In constantly looking for the most complex ways of rendering stereotypes, Beatty frees them from the bite of history, in a way, enabling his readers to experience similar sensations. He often balks at the suggestion that his work is satire, seeing the term as just another pigeonhole. But it is a suggestion he may be hard-pressed to escape.
At a Stateside reading attended by mostly black people, several members of the audience, with little discernible irony, posit to Beatty that the book rings true and not fictional. But in general, Beatty regards readers’ responses to his work as a little too earnest and laden with personal projections.
He relates an anecdote about how a reader responded to a passage in the book. “I remember when the book had just come out and I was talking to one guy (I’m gonna stereotype him and put him in the Black Lives Matter box). One of the things that spoke to this guy was the father getting killed by the cops in the beginning of the book. And I remember thinking: ‘That’s not that important to me.’ I mean, it is such an old issue and, for me, it is just a literary device and I mean it to mean something, but it’s not like this real contemporary thing for me. To me, it’s just like this stuff is so old, so ancient. For me, it’s just interesting when people become aware of these certain things.”
Beatty, now in his mid-50s and four novels deep, does not tweet, have a web page or a Facebook profile. In his books, too, his characters live without cellphones. The false sheen of contemporariness is removed and substituted with a more mindful way of experiencing the world.
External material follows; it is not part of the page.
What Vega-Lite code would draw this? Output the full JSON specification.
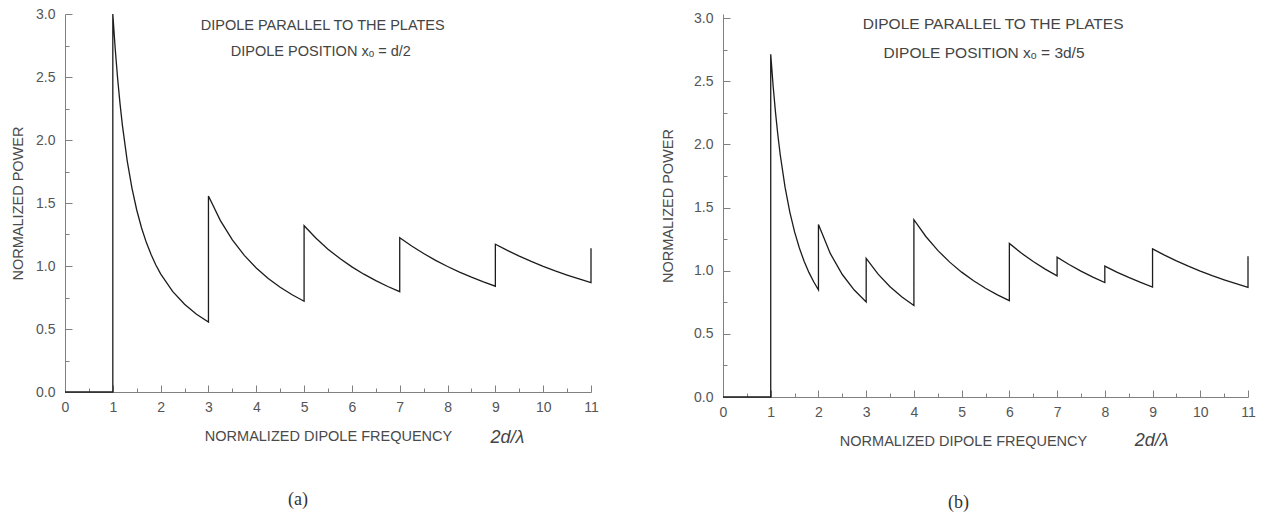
{
  "$schema": "https://vega.github.io/schema/vega-lite/v6.json",
  "background": "white",
  "padding": {"left": 10, "top": 7, "right": 5, "bottom": 5},
  "config": {
    "view": {"stroke": null},
    "font": "Liberation Sans",
    "axis": {
      "grid": false,
      "domainColor": "#808080",
      "tickColor": "#808080",
      "domainWidth": 1,
      "tickWidth": 1,
      "labelColor": "#555555",
      "titleColor": "#4a4a4a",
      "labelFont": "Liberation Sans",
      "titleFont": "Liberation Sans",
      "labelFontSize": 14,
      "titleFontSize": 14.5,
      "titleFontWeight": "normal",
      "labelFlush": false,
      "labelOverlap": false
    }
  },
  "datasets": {
    "curves": [
      {"panel":"a","i":0,"nu":0,"p":0},{"panel":"a","i":1,"nu":1,"p":0},{"panel":"a","i":2,"nu":1,"p":3.0},
      {"panel":"a","i":3,"nu":1.05,"p":2.7243},{"panel":"a","i":4,"nu":1.1,"p":2.4906},{"panel":"a","i":5,"nu":1.15,"p":2.2906},
      {"panel":"a","i":6,"nu":1.2,"p":2.1181},{"panel":"a","i":7,"nu":1.3,"p":1.8366},{"panel":"a","i":8,"nu":1.4,"p":1.6181},
      {"panel":"a","i":9,"nu":1.5,"p":1.4444},{"panel":"a","i":10,"nu":1.6,"p":1.3037},{"panel":"a","i":11,"nu":1.7,"p":1.1877},
      {"panel":"a","i":12,"nu":1.8,"p":1.0905},{"panel":"a","i":13,"nu":1.9,"p":1.0082},{"panel":"a","i":14,"nu":2.0,"p":0.9375},
      {"panel":"a","i":15,"nu":2.25,"p":0.7984},{"panel":"a","i":16,"nu":2.5,"p":0.696},{"panel":"a","i":17,"nu":2.75,"p":0.6176},
      {"panel":"a","i":18,"nu":3,"p":0.5556},{"panel":"a","i":19,"nu":3,"p":1.5556},{"panel":"a","i":20,"nu":3.25,"p":1.36},
      {"panel":"a","i":21,"nu":3.5,"p":1.207},{"panel":"a","i":22,"nu":3.75,"p":1.0844},{"panel":"a","i":23,"nu":4,"p":0.9844},
      {"panel":"a","i":24,"nu":4.25,"p":0.9013},{"panel":"a","i":25,"nu":4.5,"p":0.8313},{"panel":"a","i":26,"nu":4.75,"p":0.7716},
      {"panel":"a","i":27,"nu":5,"p":0.72},{"panel":"a","i":28,"nu":5,"p":1.32},{"panel":"a","i":29,"nu":5.25,"p":1.22},
      {"panel":"a","i":30,"nu":5.5,"p":1.1337},{"panel":"a","i":31,"nu":5.75,"p":1.0588},{"panel":"a","i":32,"nu":6,"p":0.9931},
      {"panel":"a","i":33,"nu":6.25,"p":0.935},{"panel":"a","i":34,"nu":6.5,"p":0.8835},{"panel":"a","i":35,"nu":6.75,"p":0.8374},
      {"panel":"a","i":36,"nu":7,"p":0.7959},{"panel":"a","i":37,"nu":7,"p":1.2245},{"panel":"a","i":38,"nu":7.25,"p":1.1582},
      {"panel":"a","i":39,"nu":7.5,"p":1.0987},{"panel":"a","i":40,"nu":7.75,"p":1.0449},{"panel":"a","i":41,"nu":8,"p":0.9961},
      {"panel":"a","i":42,"nu":8.25,"p":0.9517},{"panel":"a","i":43,"nu":8.5,"p":0.911},{"panel":"a","i":44,"nu":8.75,"p":0.8738},
      {"panel":"a","i":45,"nu":9,"p":0.8395},{"panel":"a","i":46,"nu":9,"p":1.1728},{"panel":"a","i":47,"nu":9.25,"p":1.1235},
      {"panel":"a","i":48,"nu":9.5,"p":1.0781},{"panel":"a","i":49,"nu":9.75,"p":1.0363},{"panel":"a","i":50,"nu":10,"p":0.9975},
      {"panel":"a","i":51,"nu":10.25,"p":0.9615},{"panel":"a","i":52,"nu":10.5,"p":0.9281},{"panel":"a","i":53,"nu":10.75,"p":0.8969},
      {"panel":"a","i":54,"nu":11,"p":0.8678},{"panel":"a","i":55,"nu":11,"p":1.1405},

      {"panel":"b","i":0,"nu":0,"p":0},{"panel":"b","i":1,"nu":1,"p":0},{"panel":"b","i":2,"nu":1,"p":2.7135},
      {"panel":"b","i":3,"nu":1.05,"p":2.4641},{"panel":"b","i":4,"nu":1.1,"p":2.2528},{"panel":"b","i":5,"nu":1.15,"p":2.0718},
      {"panel":"b","i":6,"nu":1.2,"p":1.9158},{"panel":"b","i":7,"nu":1.3,"p":1.6612},{"panel":"b","i":8,"nu":1.4,"p":1.4636},
      {"panel":"b","i":9,"nu":1.5,"p":1.3065},{"panel":"b","i":10,"nu":1.6,"p":1.1792},{"panel":"b","i":11,"nu":1.7,"p":1.0743},
      {"panel":"b","i":12,"nu":1.8,"p":0.9864},{"panel":"b","i":13,"nu":1.9,"p":0.9119},{"panel":"b","i":14,"nu":2,"p":0.848},
      {"panel":"b","i":15,"nu":2,"p":1.3662},{"panel":"b","i":16,"nu":2.25,"p":1.1344},{"panel":"b","i":17,"nu":2.5,"p":0.9695},
      {"panel":"b","i":18,"nu":2.75,"p":0.8467},{"panel":"b","i":19,"nu":3,"p":0.752},{"panel":"b","i":20,"nu":3,"p":1.0975},
      {"panel":"b","i":21,"nu":3.25,"p":0.9722},{"panel":"b","i":22,"nu":3.5,"p":0.8726},{"panel":"b","i":23,"nu":3.75,"p":0.7917},
      {"panel":"b","i":24,"nu":4,"p":0.7248},{"panel":"b","i":25,"nu":4,"p":1.4032},{"panel":"b","i":26,"nu":4.25,"p":1.2706},
      {"panel":"b","i":27,"nu":4.5,"p":1.1604},{"panel":"b","i":28,"nu":4.75,"p":1.0676},{"panel":"b","i":29,"nu":5,"p":0.9884},
      {"panel":"b","i":30,"nu":5.25,"p":0.9202},{"panel":"b","i":31,"nu":5.5,"p":0.8609},{"panel":"b","i":32,"nu":5.75,"p":0.8089},
      {"panel":"b","i":33,"nu":6,"p":0.763},{"panel":"b","i":34,"nu":6,"p":1.2152},{"panel":"b","i":35,"nu":6.25,"p":1.1392},
      {"panel":"b","i":36,"nu":6.5,"p":1.072},{"panel":"b","i":37,"nu":6.75,"p":1.0123},{"panel":"b","i":38,"nu":7,"p":0.9588},
      {"panel":"b","i":39,"nu":7,"p":1.1069},{"panel":"b","i":40,"nu":7.25,"p":1.0489},{"panel":"b","i":41,"nu":7.5,"p":0.9966},
      {"panel":"b","i":42,"nu":7.75,"p":0.9493},{"panel":"b","i":43,"nu":8,"p":0.9063},{"panel":"b","i":44,"nu":8,"p":1.0359},
      {"panel":"b","i":45,"nu":8.25,"p":0.989},{"panel":"b","i":46,"nu":8.5,"p":0.9462},{"panel":"b","i":47,"nu":8.75,"p":0.9069},
      {"panel":"b","i":48,"nu":9,"p":0.8708},{"panel":"b","i":49,"nu":9,"p":1.1723},{"panel":"b","i":50,"nu":9.25,"p":1.123},
      {"panel":"b","i":51,"nu":9.5,"p":1.0777},{"panel":"b","i":52,"nu":9.75,"p":1.0359},{"panel":"b","i":53,"nu":10,"p":0.9971},
      {"panel":"b","i":54,"nu":10.25,"p":0.9612},{"panel":"b","i":55,"nu":10.5,"p":0.9278},{"panel":"b","i":56,"nu":10.75,"p":0.8966},
      {"panel":"b","i":57,"nu":11,"p":0.8675},{"panel":"b","i":58,"nu":11,"p":1.1141}
    ],
    "notes": [
      {"panel":"a","kind":"note","nu":5.39,"p":2.905,"text":"DIPOLE PARALLEL TO THE PLATES"},
      {"panel":"a","kind":"note","nu":5.35,"p":2.698,"text":"DIPOLE POSITION xₒ = d/2"},
      {"panel":"a","kind":"sym","nu":9.25,"p":-0.365,"text":"2d/λ"},
      {"panel":"b","kind":"note","nu":5.66,"p":2.953,"text":"DIPOLE PARALLEL TO THE PLATES"},
      {"panel":"b","kind":"note","nu":5.47,"p":2.723,"text":"DIPOLE POSITION xₒ = 3d/5"},
      {"panel":"b","kind":"sym","nu":8.98,"p":-0.348,"text":"2d/λ"}
    ]
  },
  "bounds": "flush",
  "spacing": 132,
  "hconcat": [
    {
      "width": 526,
      "height": 378,
      "title": {"text": "(a)", "orient": "bottom", "font": "Liberation Serif", "fontSize": 18, "fontWeight": "normal", "color": "#333333", "offset": 44, "dx": -30},
      "encoding": {
        "x": {"field": "nu", "type": "quantitative", "scale": {"domain": [0, 11], "nice": false, "zero": false},
          "axis": {"title": "NORMALIZED DIPOLE FREQUENCY",
            "values": [0,0.5,1,1.5,2,2.5,3,3.5,4,4.5,5,5.5,6,6.5,7,7.5,8,8.5,9,9.5,10,10.5,11],
            "labelExpr": "datum.value % 1 == 0 ? format(datum.value, 'd') : ''",
            "tickSize": {"condition": {"test": "datum.value % 1 == 0", "value": -7}, "value": -4},
            "labelPadding": 15, "titlePadding": 12}},
        "y": {"field": "p", "type": "quantitative", "scale": {"domain": [0, 3], "nice": false},
          "axis": {"title": "NORMALIZED POWER",
            "values": [0,0.25,0.5,0.75,1,1.25,1.5,1.75,2,2.25,2.5,2.75,3],
            "labelExpr": "datum.value % 0.5 == 0 ? format(datum.value, '.1f') : ''",
            "tickSize": {"condition": {"test": "datum.value % 0.5 == 0", "value": -7}, "value": -4},
            "labelPadding": 17, "titlePadding": 10}}
      },
      "layer": [
        {"data": {"name": "curves"}, "transform": [{"filter": "datum.panel == 'a'"}],
         "mark": {"type": "line", "color": "#1c1c1c", "strokeWidth": 1.3},
         "encoding": {"order": {"field": "i", "type": "quantitative"}}},
        {"data": {"name": "notes"}, "transform": [{"filter": "datum.panel == 'a' && datum.kind == 'note'"}],
         "mark": {"type": "text", "fontSize": 14.5, "color": "#444444", "align": "center", "baseline": "middle", "font": "Liberation Sans"},
         "encoding": {"text": {"field": "text"}}},
        {"data": {"name": "notes"}, "transform": [{"filter": "datum.panel == 'a' && datum.kind == 'sym'"}],
         "mark": {"type": "text", "fontSize": 18, "fontStyle": "italic", "color": "#444444", "align": "center", "baseline": "middle", "font": "Liberation Sans"},
         "encoding": {"text": {"field": "text"}}}
      ]
    },
    {
      "width": 525,
      "height": 383,
      "title": {"text": "(b)", "orient": "bottom", "font": "Liberation Serif", "fontSize": 18, "fontWeight": "normal", "color": "#333333", "offset": 44, "dx": -27},
      "encoding": {
        "x": {"field": "nu", "type": "quantitative", "scale": {"domain": [0, 11], "nice": false, "zero": false},
          "axis": {"title": "NORMALIZED DIPOLE FREQUENCY",
            "values": [0,0.5,1,1.5,2,2.5,3,3.5,4,4.5,5,5.5,6,6.5,7,7.5,8,8.5,9,9.5,10,10.5,11],
            "labelExpr": "datum.value % 1 == 0 ? format(datum.value, 'd') : ''",
            "tickSize": {"condition": {"test": "datum.value % 1 == 0", "value": -7}, "value": -4},
            "labelPadding": 15, "titlePadding": 12, "titleX": 240}},
        "y": {"field": "p", "type": "quantitative", "scale": {"domain": [0, 3.0317], "nice": false},
          "axis": {"title": "NORMALIZED POWER",
            "values": [0,0.25,0.5,0.75,1,1.25,1.5,1.75,2,2.25,2.5,2.75,3],
            "labelExpr": "datum.value % 0.5 == 0 ? format(datum.value, '.1f') : ''",
            "tickSize": {"condition": {"test": "datum.value % 0.5 == 0", "value": -7}, "value": -4},
            "labelPadding": 17, "titlePadding": 18}}
      },
      "layer": [
        {"data": {"name": "curves"}, "transform": [{"filter": "datum.panel == 'b'"}],
         "mark": {"type": "line", "color": "#1c1c1c", "strokeWidth": 1.3},
         "encoding": {"order": {"field": "i", "type": "quantitative"}}},
        {"data": {"name": "notes"}, "transform": [{"filter": "datum.panel == 'b' && datum.kind == 'note'"}],
         "mark": {"type": "text", "fontSize": 15.5, "color": "#444444", "align": "center", "baseline": "middle", "font": "Liberation Sans"},
         "encoding": {"text": {"field": "text"}}},
        {"data": {"name": "notes"}, "transform": [{"filter": "datum.panel == 'b' && datum.kind == 'sym'"}],
         "mark": {"type": "text", "fontSize": 18, "fontStyle": "italic", "color": "#444444", "align": "center", "baseline": "middle", "font": "Liberation Sans"},
         "encoding": {"text": {"field": "text"}}}
      ]
    }
  ]
}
By forcing us to meditate on race while freeing us from its prison, Beatty points us to an inhabitable future, one where our only borders, our abiding prisons, are primarily the ones buried deep in our psyches.
His work, and his manner of discussing it, appears as a welcome rebuttal of the implicit idea that black literature must constantly be involved in an exercise of saving. It is a comment that simply says: “No, thank you.”
In its own layered way, Beatty’s work echoes Toni Morrison’s sentiment of removing the distractions of race and injustice faced by black people.
The result is a story so specific, so frank and so entertaining that it is impossible to not feel caught out in some way — to which Beatty might say: “That’s on you, son.”